Why is legislation so hard to read?

Will,

This is more of a philosophical question and I think it’s pretty simple.

Why is the legislation in this state (and the rest of the country I suppose) written in the manner it is? I’ve been trying to follow some bills lately (you can probably guess which ones) and between the legalese, structure and the fact that the bills are really a set of instructions on how to update existing laws, it makes it quite difficult for a layman to follow. I’m fairly used to parsing arcane scripts but it seems these bills are a whole different level of absurdity.

Given that ignorance of the law is no excuse for breaking the law, the unreadable nature of MGL and the bills intended to modify it seem to border on an issue of civil rights, and I only say that in a half joking manner.

I know there are some movements to move to plain English in contracts. How about plain English for legislation? If not that, how about bills that are published in a fully collapsed form so as to be a little more easy to comprehend?

Thanks.

3 replies on “Why is legislation so hard to read?”

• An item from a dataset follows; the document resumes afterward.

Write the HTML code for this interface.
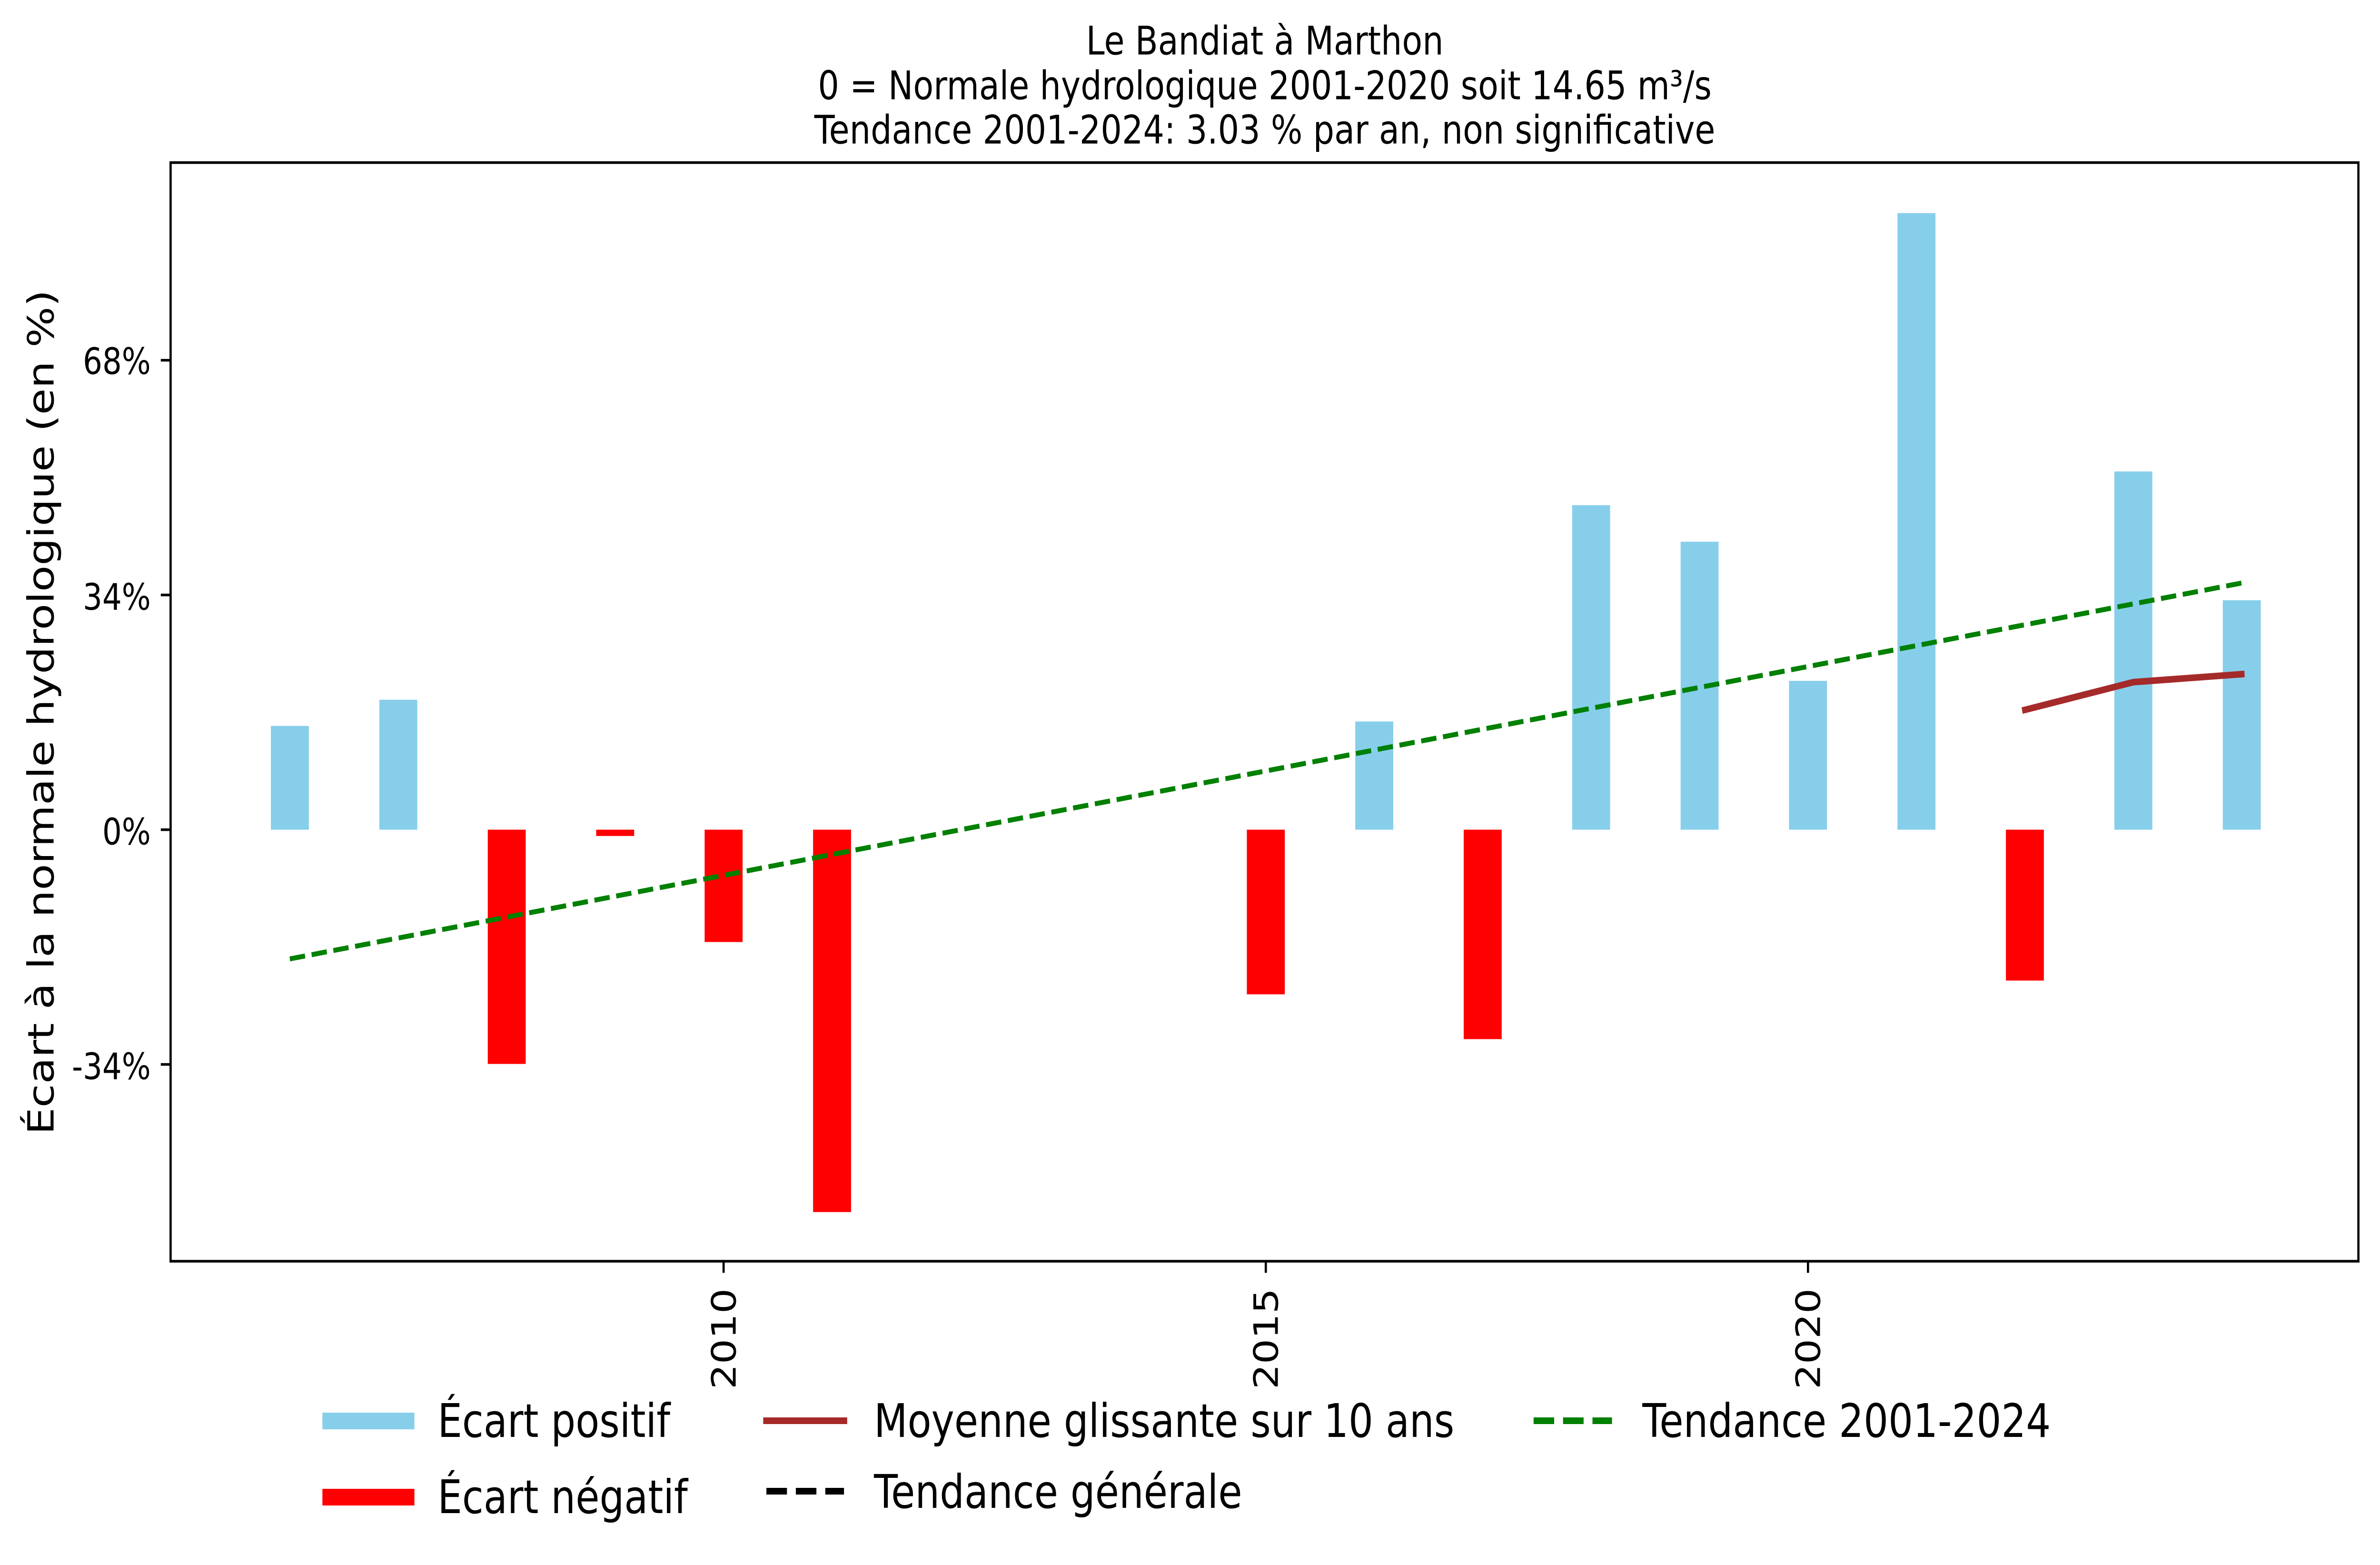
<!DOCTYPE html>
<html>
<head>
<meta charset="utf-8">
<style>
  html, body { margin: 0; padding: 0; background: #ffffff; width: 100%; height: 100%; overflow: hidden; }
  svg { display: block; width: 100vw; height: 100vh; }
  text { font-family: "DejaVu Sans", "Liberation Sans", sans-serif; fill: #000; }
</style>
</head>
<body>
<svg xmlns="http://www.w3.org/2000/svg" viewBox="0 0 5950 3287" preserveAspectRatio="none">
  <rect x="0" y="0" width="5950" height="3287" fill="#ffffff"/>

  <!-- Title -->
  <g font-size="83.3" text-anchor="middle">
    <text x="3162" y="114.3">Le Bandiat à Marthon</text>
    <text x="3162" y="208.3">0 = Normale hydrologique 2001-2020 soit 14.65 m³/s</text>
    <text x="3162" y="301.7">Tendance 2001-2024: 3.03 % par an, non significative</text>
  </g>

  <!-- Bars -->
  <g fill="#87CEEB">
    <rect x="677.2" y="1524.7" width="94.9" height="217.9"/>
    <rect x="948.3" y="1469.7" width="94.9" height="272.9"/>
    <rect x="3388.2" y="1515.4" width="94.9" height="227.2"/>
    <rect x="3930.4" y="1061.1" width="94.9" height="681.5"/>
    <rect x="4201.5" y="1137.8" width="94.9" height="604.8"/>
    <rect x="4472.6" y="1430.0" width="94.9" height="312.6"/>
    <rect x="4743.7" y="447.6" width="94.9" height="1295.0"/>
    <rect x="5285.9" y="990.2" width="94.9" height="752.4"/>
    <rect x="5557.0" y="1260.7" width="94.9" height="481.9"/>
  </g>
  <g fill="#FF0000">
    <rect x="1219.4" y="1742.6" width="94.9" height="492.0"/>
    <rect x="1490.5" y="1742.6" width="94.9" height="13.2"/>
    <rect x="1761.6" y="1742.6" width="94.9" height="235.9"/>
    <rect x="2032.7" y="1742.6" width="94.9" height="803.1"/>
    <rect x="3117.1" y="1742.6" width="94.9" height="345.8"/>
    <rect x="3659.3" y="1742.6" width="94.9" height="439.9"/>
    <rect x="5014.8" y="1742.6" width="94.9" height="316.9"/>
  </g>

  <!-- Trend line 2001-2024 -->
  <line x1="724.6" y1="2014" x2="5604.4" y2="1224.5" stroke="#008000" stroke-width="10.4" stroke-dasharray="38.5 16.6" stroke-linecap="butt"/>

  <!-- Moving average -->
  <polyline points="5062.2,1491 5333.3,1432.7 5604.4,1416" fill="none" stroke="#A52A2A" stroke-width="13.9" stroke-linecap="square" stroke-linejoin="round"/>

  <!-- Axes spines -->
  <rect x="426.5" y="341.5" width="5469.5" height="2307.5" fill="none" stroke="#000" stroke-width="5.56"/>

  <!-- Y ticks -->
  <g stroke="#000" stroke-width="5.56">
    <line x1="402" y1="756.6" x2="426.5" y2="756.6"/>
    <line x1="402" y1="1249.6" x2="426.5" y2="1249.6"/>
    <line x1="402" y1="1742.6" x2="426.5" y2="1742.6"/>
    <line x1="402" y1="2235.6" x2="426.5" y2="2235.6"/>
  </g>
  <g font-size="76.4" text-anchor="end">
    <text x="377" y="785.6">68%</text>
    <text x="377" y="1280.6">34%</text>
    <text x="377" y="1773.6">0%</text>
    <text x="377" y="2266.6">-34%</text>
  </g>

  <!-- X ticks -->
  <g stroke="#000" stroke-width="5.56">
    <line x1="1809" y1="2649" x2="1809" y2="2673.3"/>
    <line x1="3164.5" y1="2649" x2="3164.5" y2="2673.3"/>
    <line x1="4520" y1="2649" x2="4520" y2="2673.3"/>
  </g>
  <g font-size="83.3" text-anchor="end">
    <text transform="translate(1839,2706) rotate(-90)">2010</text>
    <text transform="translate(3194.5,2706) rotate(-90)">2015</text>
    <text transform="translate(4550,2706) rotate(-90)">2020</text>
  </g>

  <!-- Y label -->
  <text font-size="90.3" text-anchor="middle" transform="translate(134,1496) rotate(-90)">Écart à la normale hydrologique (en %)</text>

  <!-- Legend -->
  <g>
    <rect x="806" y="2967" width="230" height="35" fill="#87CEEB"/>
    <text x="1094" y="3018" font-size="97.2">Écart positif</text>
    <rect x="806" y="3127" width="230" height="35" fill="#FF0000"/>
    <text x="1094" y="3178" font-size="97.2">Écart négatif</text>

    <rect x="1908" y="2977" width="210" height="14" fill="#A52A2A"/>
    <text x="2185" y="3018" font-size="97.2">Moyenne glissante sur 10 ans</text>
    <line x1="1916" y1="3132" x2="2110" y2="3132" stroke="#000" stroke-width="13.9" stroke-dasharray="51.4 22.2" stroke-linecap="butt"/>
    <text x="2185" y="3167" font-size="97.2">Tendance générale</text>

    <line x1="3834" y1="2984" x2="4030" y2="2984" stroke="#008000" stroke-width="13.9" stroke-dasharray="51.4 22.2" stroke-linecap="butt"/>
    <text x="4106" y="3018" font-size="97.2">Tendance 2001-2024</text>
  </g>
</svg>
</body>
</html>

  1. Great question. I think we could do a lot better in presenting legislation. As you say, it would be very helpful to show directly how legislation alters existing law in context. I would love to have all the statutory sections that are altered by bills I have to review presented in both red-line and clean formats, so I wouldn’t have to jump back and forth trying to parse things. It’s actually my plan to explore this for the committee I chair. There may be better change-tracking tools available from the software industry. A summer project — it would be much easier for legislators too.

  2. MS Word has this stuff built in. A software version control system (like Apache Subversion) would also do the job in terms of diffs and change tracking.

    I’d suggest that if the law can’t be flowcharted, it’s too complicated.

  3. Yup. It isn’t rocket science, but it is more complicated than MSWord versioning. We have to track a lot of simultaneously pending proposals for change to the text. Thinking of a GitHub type framework.